Kat is by far one of the worst protagonists I've ever seen in a children's movie; she's rude, inconsiderate, spiteful, aggressive, treats everyone and everything around her like roadkill and even when people try to be nice to her, she snaps back and returns their kindness with vitriol and scorn. I get that she's traumatized by her parent's deaths, has been treated like crap her entire life but that doesn't give her an excuse to be mean to people she's never met or to people who've never wronged her, she just found their cheerfulness annoying and that's one thing, but there's no need for her to be so repulsed by their quite frankly innocuous behavior.

I cannot relate to her whatsoever, she's a terribly written character, uses her trauma to justify her bad behavior and acts like she doesn't need help when someone asks her how she's doing. It'd be one thing if everyone around her was worse and treated her like dirt on the side of the road, but since they're not, if anything they're more hospitable to her than anything else, that just exacerbates her character's worst attributes even more.

Wendell and Wild were just the stereotypical comic relief duo who fumble around more than actually do much of anything other than mess up the balance of life and death. I didn't mind them as much.

Raul was the only character I liked and wished was the actual protagonist of this movie. Not only is he really good transgender representation done right, but he's a lot more likable than Kat ever will be, even when forced to join her, he tries to do right by her and helps her out with her plans, even helping her resurrect her dead parents despite the danger and goes out of his way to fight for good, that's someone I'd rather follow, and think is a hero in my opinion.

Kat's parents are plot devices and are in and out of the movie too fast for me to care about their relationship with their daughter and it shows. I don't remember their names that's how memorable they were.

I don't remember much else from the cast, most of them were pretty unremarkable and one note. Also, what the heck is a hell maiden? Who are they? Is there a group of them in hiding around the world? How do they get their powers? How long have they been around for? If they have these powers, how come they never used them to solve the brewery fire or murders? These powers are never explained properly, and they're not used effectively in this plot at all besides being plot convenience.

The villains are one note, corporate bad guys who want to privatize and create a large prison to get rich and somehow have all this backing despite paying people with monopoly money? To be honest, the villain's plans feel so disconnected from the plot of this movie that it feels like it was tacked on because we needed bad guys to defeat so that Kat can save the day or something.
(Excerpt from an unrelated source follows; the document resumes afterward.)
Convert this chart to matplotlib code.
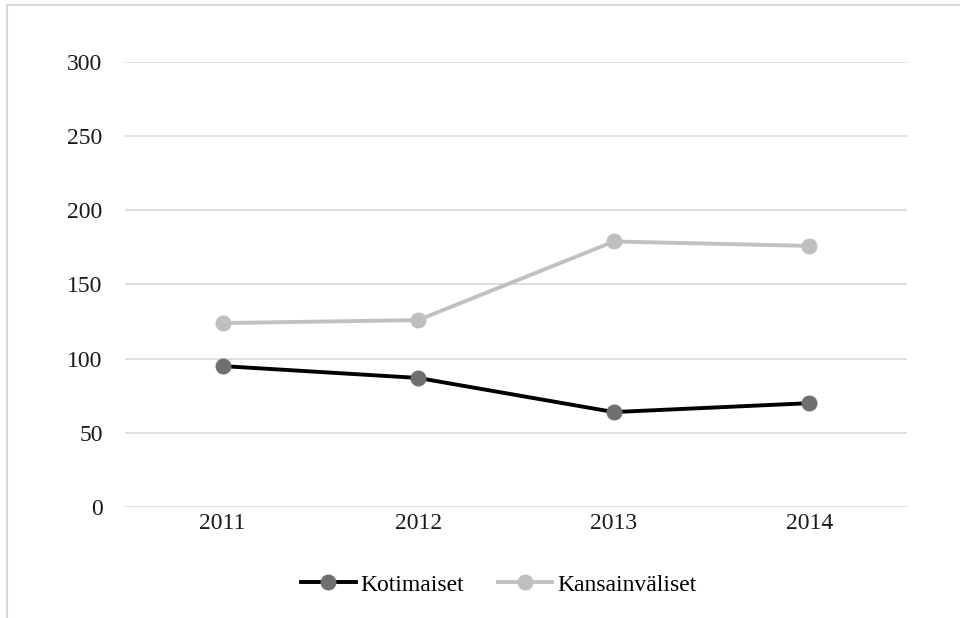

The message was poorly handled and hamfisted at every point in this movie, we get it, private prisons who treat inmates like dirt are bad and only care about money, how totally "original" this is sarcasm by the way lol.

Also, for a kid's film, it somehow manages to be both whimsical and supernatural but also dark and gritty and not in a good way. Coraline was able to have its cake and eat it too, telling a fun and interesting story for kids but handling the darker themes in a way that doesn't seem too off putting to a younger audience. True the movie was dark, but unlike Wendell and Wild, it knew when to create tension and give you scenes of levity to balance out the creepiness.

Finally, the ending is also dysfunctional and all over the place, the story had promised and started off interesting, but halfway through it fizzled out and relied on cheap tropes to get to the end faster.

The voice acting, stop motion animation, character and set design were all top tier amazing, but as per usual with Netflix originals, the story is unfocused and chaotic, the writing is confusing to follow even for a kids film, the magic isn't explained properly and finally the characters are either boring or detestable.

I hope Netflix greenlights better written projects because this one had so much potential to be good, but it disappointed me like so many other original Netflix works that it's just becoming a chore to watch these shows. I find myself criticizing these stories more than enjoying them, that's how depressing it's gotten.